Web Accessibility Complaints Kept Climbing in 2025. Build Vendors Are Increasingly Exposed.
As web accessibility disputes rise, contracts and complaints increasingly reach past the brand to the agency or developer that built the site.
Web accessibility disputes kept climbing in 2025 — by most trackers’ counts, filings rose sharply year over year — and the agencies and developers who build sites are increasingly exposed, not only the brands that own them. For studios that have treated accessibility as the client’s problem, that is a meaningful shift in risk.
Why vendors are being named
Contracts increasingly assign responsibility for conformance to whoever built and maintains the site. A complaint typically lands on the business that owns the site, but the contract terms decide who ultimately carries it — and clients increasingly look upstream. A studio that shipped a component library with inaccessible patterns baked in is, in effect, distributing that liability across every site that uses it.

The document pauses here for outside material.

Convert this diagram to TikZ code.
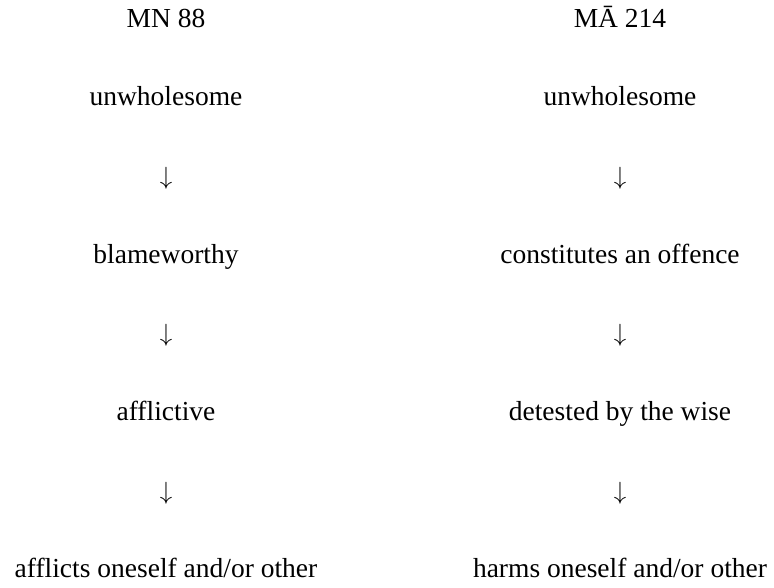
\documentclass[tikz,border=0pt]{standalone}
\usepackage{fontspec}
\setmainfont{Liberation Serif}
\tikzset{
  word/.style={anchor=base, inner sep=0pt, font=\fontsize{27.5}{32}\selectfont},
}
\begin{document}
\begin{tikzpicture}[x=1pt, y=1pt]
\useasboundingbox (0,0) rectangle (774,-587);

% column heads
\node[word] (mnhead) at (166,-27) {MN 88};
\node[word] (mahead) at (620,-27) {MĀ 214};

% the two lists, arrows between the steps
\foreach \i/\ltext/\rtext in {1/unwholesome/unwholesome,
                              3/blameworthy/constitutes an offence,
                              5/afflictive/detested by the wise,
                              7/afflicts oneself and\slash or other/harms oneself and\slash or other}
{
    \node[word] (mn\i) at (166,-27-78.7*\i) {\ltext};
    \node[word] (ma\i) at (620,-27-78.7*\i) {\rtext};
}
\foreach \i in {2,4,6}
{
    \node[word] (mnarr\i) at (166,-27-78.7*\i) {$\downarrow$};
    \node[word] (maarr\i) at (620,-27-78.7*\i) {$\downarrow$};
}
\end{tikzpicture}
\end{document}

What conformance actually requires
The reference standard remains the Web Content Accessibility Guidelines, with Level AA the practical target for most public sites — WCAG 2.1 in most current legal and contractual references, though 2.2 was finalized in late 2023 and is increasingly cited. The recurring failures are unglamorous: insufficient color contrast, missing form labels, keyboard traps, and unlabeled interactive controls — precisely the kind of defect a design system can fix once and prevent everywhere, or propagate everywhere if it gets them wrong.
The studios treating accessibility as a system property rather than a per-project checkbox are the ones least likely to appear in next year’s filings. For everyone else, the trend line is a warning worth pricing in.